Knowledge and Perception of Laparoscopic Surgery among Surgical Outpatients in a Nigerian Teaching Hospital
Background: Laparoscopic surgery is the gold standard in developed countries. Challenges in developing countries apart from the cost of instrumentation include a low acceptance level among patients. The consequent low volume of surgical cases debars cost reduction for surgery.
Objective: The aim of this study is to determine the knowledge level and perception of laparoscopic surgery in patients attending the surgical outpatient for the first time in a teaching hospital in Nigeria. We also determined probable factors which affect this.

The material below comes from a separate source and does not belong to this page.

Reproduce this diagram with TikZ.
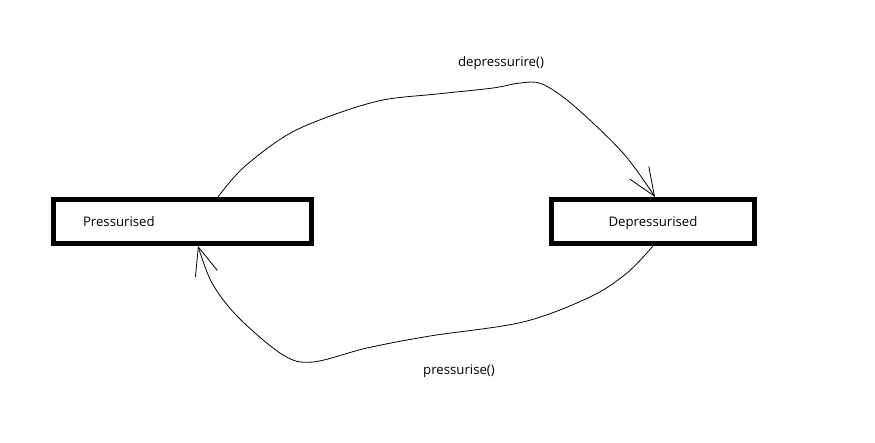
\documentclass[tikz,border=0pt]{standalone}
\usepackage{fontspec}
\setmainfont{Open Sans}
\usetikzlibrary{arrows.meta}
\usetikzlibrary{positioning}

\begin{document}
\begin{tikzpicture}[x=1pt,y=-1pt,>={Straight Barb[length=28pt,width=23pt]},
		state/.style={draw,line width=5pt,minimum height=44pt,text depth=0pt,font=\fontsize{13.2}{15}\selectfont},
		trans/.style={->,line width=0.8pt},
		lbl/.style={font=\fontsize{13.2}{15}\selectfont}]
	\useasboundingbox (0,0) rectangle (875,443);
	\node[state,minimum width=258pt,text width=199pt,inner xsep=29.5pt,align=left](pres) at (182.5,221.5){Pressurised};
	\node[state,minimum width=203pt,right=235pt of pres](dep){Depressurised};
	\node[lbl](lbltop) at (501,63){depressurire()};
	\node[lbl](lblbot) at (459,371){pressurise()};
	% depressurise: top arc
	\draw[trans] plot[smooth,tension=0.55] coordinates {([xshift=35.5pt]pres.north) (243,168) (287,135) (333,115) (383,100) (437,94) (493,88) (520,83) (542,84) (573,105) (623,153) ([xshift=2pt]dep.north)};
	% pressurise: bottom arc
	\draw[trans] plot[smooth,tension=0.55] coordinates {(dep.south) (627,273) (590,297) (523,322) (430,336) (367,348) (313,362) (283,355) (238,317) (212,283) ([xshift=15.5pt]pres.south)};
\end{tikzpicture}
\end{document}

Design of the study: This was a prospective study carried out on consenting new patients at the surgical out-patient clinic of the surgical out-patient clinic of a Nigerian Teaching Hospital. The questionnaire was administered to consenting patients through a face-to-face interview by non-medical personnel who had been instructed by the investigators. Data collection was on clinic days within the period.
Results: A total of 370 persons were recruited in this study with a male: female ratio of 1:1.79. The age distribution was between 14years and 81 years with a mean age of 44.19. 62.6% had no knowledge of laparoscopic surgery. 108(29.3%) and 260(70.7%) had positive and negative perception respectively. Only 44% of the patients with positive perception acquired information from appropriate hospital personnel. The longer the duration of perceived knowledge by the patients the higher the tendency to have the wrong perception. The level of education was a significant contributory factor to appropriate perception of laparoscopic surgery.
Conclusion: There is a need for public health education in the region to drive this relatively new frontier of surgery to improve our practice and encourage indigenous innovations.